PROBLEM:
Images are not part of the copy; transcribe all the data exactly.

SOURCE MATERIAL:
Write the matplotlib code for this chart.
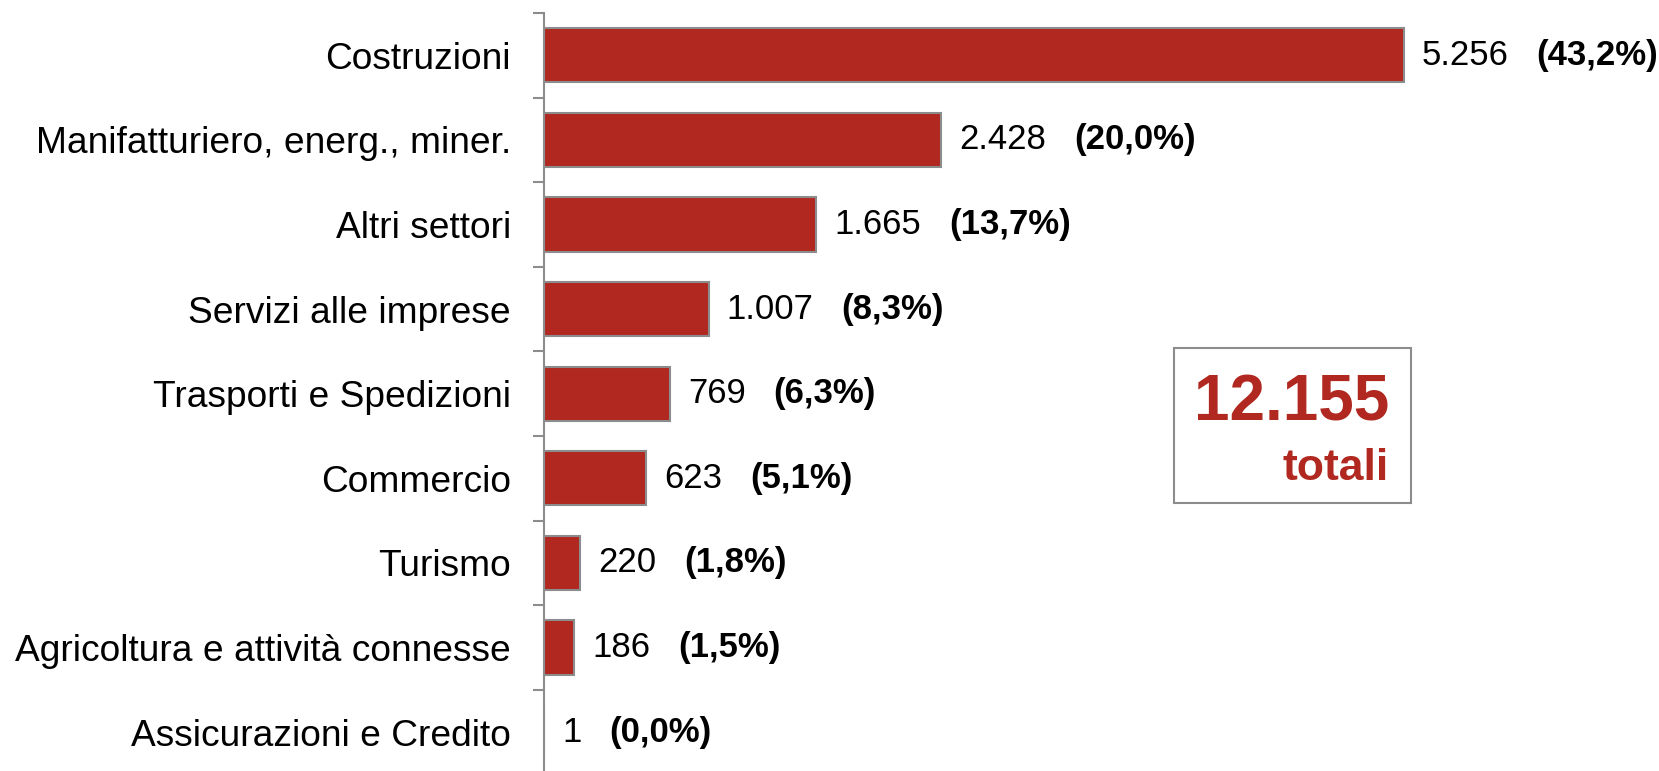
import matplotlib
matplotlib.use("Agg")
import matplotlib.pyplot as plt
from matplotlib.patches import Rectangle

plt.rcParams['font.family'] = ['Liberation Sans', 'DejaVu Sans']

categories = ["Costruzioni", "Manifatturiero, energ., miner.", "Altri settori",
              "Servizi alle imprese", "Trasporti e Spedizioni", "Commercio",
              "Turismo", "Agricoltura e attività connesse", "Assicurazioni e Credito"]
values = [5256, 2428, 1665, 1007, 769, 623, 220, 186, 1]
value_labels = ["5.256", "2.428", "1.665", "1.007", "769", "623", "220", "186", "1"]
pct_labels = ["(43,2%)", "(20,0%)", "(13,7%)", "(8,3%)", "(6,3%)", "(5,1%)",
              "(1,8%)", "(1,5%)", "(0,0%)"]
total_label = "12.155"
total_word = "totali"

red = "#B0281F"
grey = "#8C8C8C"

W, H = 1659, 771
fig = plt.figure(figsize=(W / 100, H / 100), dpi=100)

# axes placed in pixels: spine at x=544, top at y=13, 84.6 px per category
xmax = 6800
px_per_unit = 860 / 5256
left = 544 / W
width = xmax * px_per_unit / W
top = 1 - 13 / H
height = 9 * 84.6 / H
ax = fig.add_axes([left, top - height, width, height])

ypos = list(range(len(categories)))
ax.barh(ypos, values, height=0.64, color=red, edgecolor=grey, linewidth=1.5)
ax.set_xlim(0, xmax)
ax.set_ylim(len(categories) - 0.5, -0.5)

for s in ["top", "right", "bottom"]:
    ax.spines[s].set_visible(False)
ax.spines["left"].set_color(grey)
ax.spines["left"].set_linewidth(1.5)
ax.set_xticks([])

ax.set_yticks(ypos)
ax.set_yticklabels(categories, fontsize=26.7)
ax.tick_params(axis="y", which="major", length=0, pad=33 * 72 / 100)
ax.set_yticks([i - 0.5 for i in range(len(categories) + 1)], minor=True)
ax.tick_params(axis="y", which="minor", length=8, width=1.5, color=grey)

for y, v, vl, pl in zip(ypos, values, value_labels, pct_labels):
    t = ax.annotate(vl, xy=(v, y), xytext=(13, 0), textcoords="offset points",
                    va="center", ha="left", fontsize=25)
    ax.annotate(pl, xy=(1, 0.5), xycoords=t, xytext=(20, 0),
                textcoords="offset points", va="center", ha="left",
                fontsize=25, fontweight="bold")

# total box
fig.patches.append(Rectangle((1174 / W, 1 - 503 / H), (1411 - 1174) / W, (503 - 348) / H,
                             transform=fig.transFigure, fill=False,
                             edgecolor=grey, linewidth=1.5))
fig.text(1389 / W, 1 - 421 / H, total_label, ha="right", va="baseline",
         fontsize=46, fontweight="bold", color=red)
fig.text(1389 / W, 1 - 480 / H, total_word, ha="right", va="baseline",
         fontsize=32, fontweight="bold", color=red)

fig.savefig("out.png", dpi=100)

EXPECTED ANSWER:
Write the matplotlib code for this chart.
import matplotlib
matplotlib.use("Agg")
import matplotlib.pyplot as plt
from matplotlib.patches import Rectangle

plt.rcParams['font.family'] = ['Liberation Sans', 'DejaVu Sans']

categories = ["Costruzioni", "Manifatturiero, energ., miner.", "Altri settori",
              "Servizi alle imprese", "Trasporti e Spedizioni", "Commercio",
              "Turismo", "Agricoltura e attività connesse", "Assicurazioni e Credito"]
values = [5256, 2428, 1665, 1007, 769, 623, 220, 186, 1]
value_labels = ["5.256", "2.428", "1.665", "1.007", "769", "623", "220", "186", "1"]
pct_labels = ["(43,2%)", "(20,0%)", "(13,7%)", "(8,3%)", "(6,3%)", "(5,1%)",
              "(1,8%)", "(1,5%)", "(0,0%)"]
total_label = "12.155"
total_word = "totali"

red = "#B0281F"
grey = "#8C8C8C"

W, H = 1659, 771
fig = plt.figure(figsize=(W / 100, H / 100), dpi=100)

# axes placed in pixels: spine at x=544, top at y=13, 84.6 px per category
xmax = 6800
px_per_unit = 860 / 5256
left = 544 / W
width = xmax * px_per_unit / W
top = 1 - 13 / H
height = 9 * 84.6 / H
ax = fig.add_axes([left, top - height, width, height])

ypos = list(range(len(categories)))
ax.barh(ypos, values, height=0.64, color=red, edgecolor=grey, linewidth=1.5)
ax.set_xlim(0, xmax)
ax.set_ylim(len(categories) - 0.5, -0.5)

for s in ["top", "right", "bottom"]:
    ax.spines[s].set_visible(False)
ax.spines["left"].set_color(grey)
ax.spines["left"].set_linewidth(1.5)
ax.set_xticks([])

ax.set_yticks(ypos)
ax.set_yticklabels(categories, fontsize=26.7)
ax.tick_params(axis="y", which="major", length=0, pad=33 * 72 / 100)
ax.set_yticks([i - 0.5 for i in range(len(categories) + 1)], minor=True)
ax.tick_params(axis="y", which="minor", length=8, width=1.5, color=grey)

for y, v, vl, pl in zip(ypos, values, value_labels, pct_labels):
    t = ax.annotate(vl, xy=(v, y), xytext=(13, 0), textcoords="offset points",
                    va="center", ha="left", fontsize=25)
    ax.annotate(pl, xy=(1, 0.5), xycoords=t, xytext=(20, 0),
                textcoords="offset points", va="center", ha="left",
                fontsize=25, fontweight="bold")

# total box
fig.patches.append(Rectangle((1174 / W, 1 - 503 / H), (1411 - 1174) / W, (503 - 348) / H,
                             transform=fig.transFigure, fill=False,
                             edgecolor=grey, linewidth=1.5))
fig.text(1389 / W, 1 - 421 / H, total_label, ha="right", va="baseline",
         fontsize=46, fontweight="bold", color=red)
fig.text(1389 / W, 1 - 480 / H, total_word, ha="right", va="baseline",
         fontsize=32, fontweight="bold", color=red)

fig.savefig("out.png", dpi=100)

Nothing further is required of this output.